As an amateur builder I would like to offer a different perspective on this question. I live along the ocean in Northern California with a similar environment to the original poster. I build ukes in all seasons of the year and I have never had a problem with cracking, warping, twisting, etc. (Yet.) I do not build in a controlled environment. I do let the wood I purchase equilibrate to my shop before using it however, but I think one can successfully build a ukulele without fancy dehumidifiers/humidifiers, epoxied floors or expensive specialized tools like the moisture meter. More important to the amateur, maybe one-off builder, is to control what he can control like constructing a structurally sound instrument with the tools and environment at hand. I say just build the damn thing and get on with it. Don't get all hung up on the perfect set-up with the all the perfect tools.
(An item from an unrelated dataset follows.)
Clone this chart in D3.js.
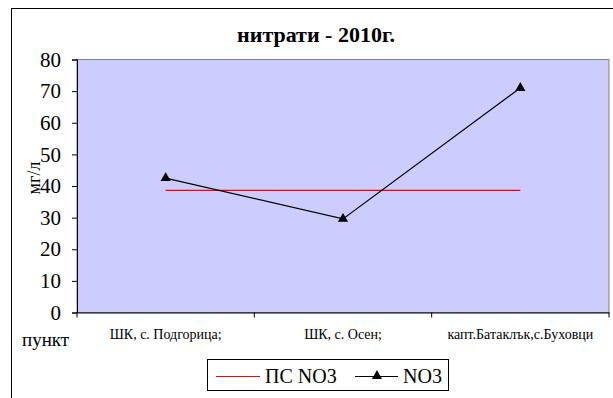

That being said, the professional builder does need to control all the variables as best he/she can because the product needs to be consistent and stable. People are paying money for these instruments and all precautions need to be taken into account. The amateur has a lot more latitude. Sure, I would love to have the perfectly controlled environment, but is it absolutely necessary to build a sound ukulele that won't fail? I don't think so.

Dougf
05-02-2015, 05:36 AM
The humidity where I live has a daily variation between about 85% in the morning to 45% in the afternoon this time of year. Not having a dehumidifier, would it be better to do my gluing in the afternoon when itís dryer?

DennisK
05-02-2015, 07:56 AM
The humidity where I live has a daily variation between about 85% in the morning to 45% in the afternoon this time of year. Not having a dehumidifier, would it be better to do my gluing in the afternoon when itís dryer?
Evening would be better. Give it as much time in the low humidity as possible. Put your back/soundboard in a sunny window to dry further over the course of the day. You can also put things in the oven, and periodically turn it on to keep it warm. Don't overdo the heat. Put a wood hygrometer in with your ukulele parts, to monitor the humidity.
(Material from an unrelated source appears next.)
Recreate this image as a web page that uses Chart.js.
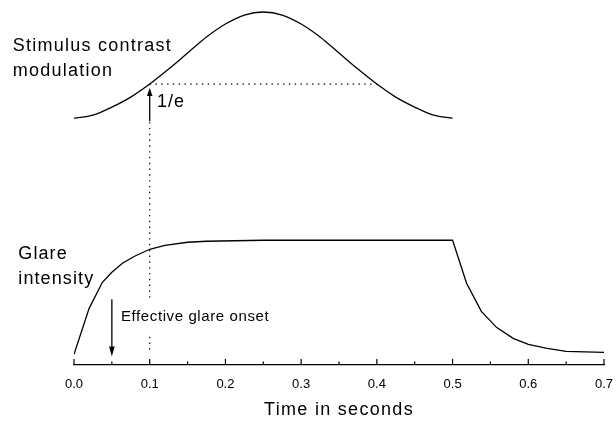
<!DOCTYPE html>
<html><head><meta charset="utf-8">
<script src="https://cdn.jsdelivr.net/npm/chart.js@4.4.0/dist/chart.umd.min.js"></script>
<style>html,body{margin:0;padding:0;background:#fff;}#wrap{width:616px;height:421px;}</style>
</head><body><div id="wrap"><canvas id="c" width="616" height="421"></canvas></div>
<script>
// ---- data (time in s, level in arbitrary plot units) ----
const contrastTime  = [0, 0.025, 0.05, 0.075, 0.1, 0.125, 0.15, 0.175, 0.2, 0.225, 0.25, 0.275, 0.3, 0.325, 0.35, 0.375, 0.4, 0.425, 0.45, 0.475, 0.5];
const contrastLevel = [246, 249, 257, 267, 280, 295, 311, 327, 340, 349, 352, 349, 340, 327, 311, 295, 280, 267, 257, 249, 246];
const glareTime  = [0, 0.02, 0.0375, 0.05, 0.064, 0.08, 0.1, 0.12, 0.15, 0.175, 0.25, 0.5, 0.5185, 0.538, 0.558, 0.58, 0.6, 0.625, 0.65, 0.7];
const glareLevel = [10, 56, 82, 92, 101, 108, 115, 119, 122, 123, 124, 124, 81, 53, 37, 26, 20, 16, 13, 12];
const tickValues = [0, 0.05, 0.1, 0.15, 0.2, 0.25, 0.3, 0.35, 0.4, 0.45, 0.5, 0.55, 0.6, 0.65, 0.7];
const tickLabels = ['0.0', '0.1', '0.2', '0.3', '0.4', '0.5', '0.6', '0.7'];
const majorTicks = [0, 0.1, 0.2, 0.3, 0.4, 0.5, 0.6, 0.7];
const axisTitle = 'Time in seconds';
const labelContrast = ['Stimulus contrast', 'modulation'];
const labelGlare = ['Glare', 'intensity'];
const labelOneOverE = '1/e';
const labelOnset = 'Effective glare onset';
// annotation anchors (data space)
const eLevel = 280, eStart = 0.1, eEnd = 0.4;
const onsetTime = 0.05;

const FONT = "'Liberation Sans', Arial, sans-serif";

function arrow(ctx, x, y0, y1, headLen, halfW) {
  const dir = y1 > y0 ? 1 : -1;
  ctx.beginPath(); ctx.moveTo(x, y0); ctx.lineTo(x, y1 - dir * headLen * 0.6); ctx.stroke();
  ctx.beginPath(); ctx.moveTo(x, y1); ctx.lineTo(x - halfW, y1 - dir * headLen); ctx.lineTo(x + halfW, y1 - dir * headLen); ctx.closePath(); ctx.fill();
}
function txt(ctx, s, x, y, size, sp, align) {
  ctx.font = size + 'px ' + FONT;
  ctx.letterSpacing = sp + 'px';
  ctx.textAlign = align || 'left';
  ctx.textBaseline = 'alphabetic';
  ctx.fillText(s, x, y);
  ctx.letterSpacing = '0px';
}

const annot = {
  id: 'annot',
  afterDraw(chart) {
    const {ctx, scales: {x, y}, chartArea} = chart;
    ctx.save();
    ctx.strokeStyle = '#000'; ctx.fillStyle = '#000';
    // inward tick marks
    ctx.lineWidth = 1.2;
    tickValues.forEach(v => {
      const px = x.getPixelForValue(v);
      const len = majorTicks.includes(v) ? 5.5 : 3;
      ctx.beginPath(); ctx.moveTo(px, chartArea.bottom); ctx.lineTo(px, chartArea.bottom - len); ctx.stroke();
    });
    // dotted guides
    ctx.lineWidth = 1.2; ctx.setLineDash([1.4, 4.4]);
    ctx.beginPath(); ctx.moveTo(x.getPixelForValue(eStart), y.getPixelForValue(eLevel)); ctx.lineTo(x.getPixelForValue(eEnd), y.getPixelForValue(eLevel)); ctx.stroke();
    ctx.beginPath(); ctx.moveTo(x.getPixelForValue(eStart), y.getPixelForValue(242)); ctx.lineTo(x.getPixelForValue(eStart), y.getPixelForValue(12)); ctx.stroke();
    ctx.setLineDash([]);
    // arrows
    ctx.lineWidth = 1.3;
    arrow(ctx, x.getPixelForValue(eStart), y.getPixelForValue(243), y.getPixelForValue(276), 8, 2.8);
    arrow(ctx, x.getPixelForValue(onsetTime), y.getPixelForValue(65), y.getPixelForValue(8), 10, 2.8);
    // text
    txt(ctx, labelContrast[0], 12.7, 50.7, 18, 1.25);
    txt(ctx, labelContrast[1], 12.7, 76, 18, 1.25);
    txt(ctx, labelGlare[0], 18.3, 259.3, 18, 1.1);
    txt(ctx, labelGlare[1], 18.3, 284.3, 18, 1.1);
    txt(ctx, labelOneOverE, 157, 107, 18, 1);
    ctx.fillStyle = '#fff'; ctx.fillRect(119, 301, 159, 35); ctx.fillStyle = '#000';
    txt(ctx, labelOnset, 121, 321, 15, 0.6);
    txt(ctx, axisTitle, (chartArea.left + chartArea.right) / 2, 415, 18, 1.3, 'center');
    ctx.restore();
  }
};

new Chart(document.getElementById('c'), {
  type: 'scatter',
  data: {
    datasets: [
      { data: contrastTime.map((t, i) => ({x: t, y: contrastLevel[i]})), showLine: true, borderColor: '#000', borderWidth: 1.3, pointRadius: 0, cubicInterpolationMode: 'monotone' },
      { data: glareTime.map((t, i) => ({x: t, y: glareLevel[i]})), showLine: true, borderColor: '#000', borderWidth: 1.3, pointRadius: 0, tension: 0 }
    ]
  },
  options: {
    responsive: false, devicePixelRatio: 1, animation: false,
    layout: { padding: { left: 74, right: 12, top: 8, bottom: 17 } },
    plugins: { legend: { display: false }, tooltip: { enabled: false } },
    scales: {
      x: {
        type: 'linear', min: 0, max: 0.7,
        afterBuildTicks: s => { s.ticks = majorTicks.map(v => ({value: v})); },
        afterFit: s => { s.paddingLeft = 0; s.paddingRight = 0; },
        ticks: { padding: 12, color: '#000', font: { family: FONT, size: 13 }, callback: (v, i) => tickLabels[i] },
        grid: { drawOnChartArea: false, drawTicks: false },
        border: { display: true, color: '#000', width: 1.3 }
      },
      y: { display: false, min: 0, max: 356 }
    }
  },
  plugins: [annot]
});
</script>
</body></html>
Here's mine. The numbers are wrong, but after a few years of watching it, I don't really need numbers to know what's a good position for gluing. Made from two strips of spruce glued together. One cross grain, and one long grain. Then thin it down until it's flexible, and it will bend quite a lot as the humidity changes and causes the cross grain side to expand/contract.

Moore Bettah Ukuleles
05-02-2015, 09:16 AM
The humidity where I live has a daily variation between about 85% in the morning to 45% in the afternoon this time of year. Not having a dehumidifier, would it be better to do my gluing in the afternoon when it’s dryer?

That's the exact humidity swing we have here, year round. If you don't have a dehumidifier I would at least build a dry box to store your wood for your upcoming builds and any for work in progress. Once the humidity drops (in the early afternoon) to the desired level you can pull your uke out of the dry box and work on it. The most critical stages of course will be the gluing up of tops, backs, bracing, etc. Sanding, finishing, carving, etc can be done without too much regard for humidity.
Because I am entirely on solar power I can not have my A/C or dehumidifiers running at night and the humidity in my build room rises to about 55% overnight. (I keep it at 45% during the day). So at the end of the day all of my work in progress is stored in a sealed closet that I build that has a mini dehumidifier (Eva-Dry) that only consumes 45 watts of electricity. That keeps it at 40% to 45%. The same thing can be done with a closet heating rod, light bulb, etc. It's big enough that I can also store enough sets of wood to last me a year. These sit on recycled oven racks to allow for good air circulation.

Dougf
05-03-2015, 06:56 PM
Thanks, Dennis and Chuck. Well, I was a bit off on the humidity levels -- I had googled it for Sacramento, which is at the confluence of two rivers, and at the edge of the Delta, whereas I'm at the edge of the foothills and away from the rivers, apparently a different micro climate. According to my hygrometer, it's more like 60%-30% right now. Well, that's 45% on average, maybe I can get a dry box to work with that.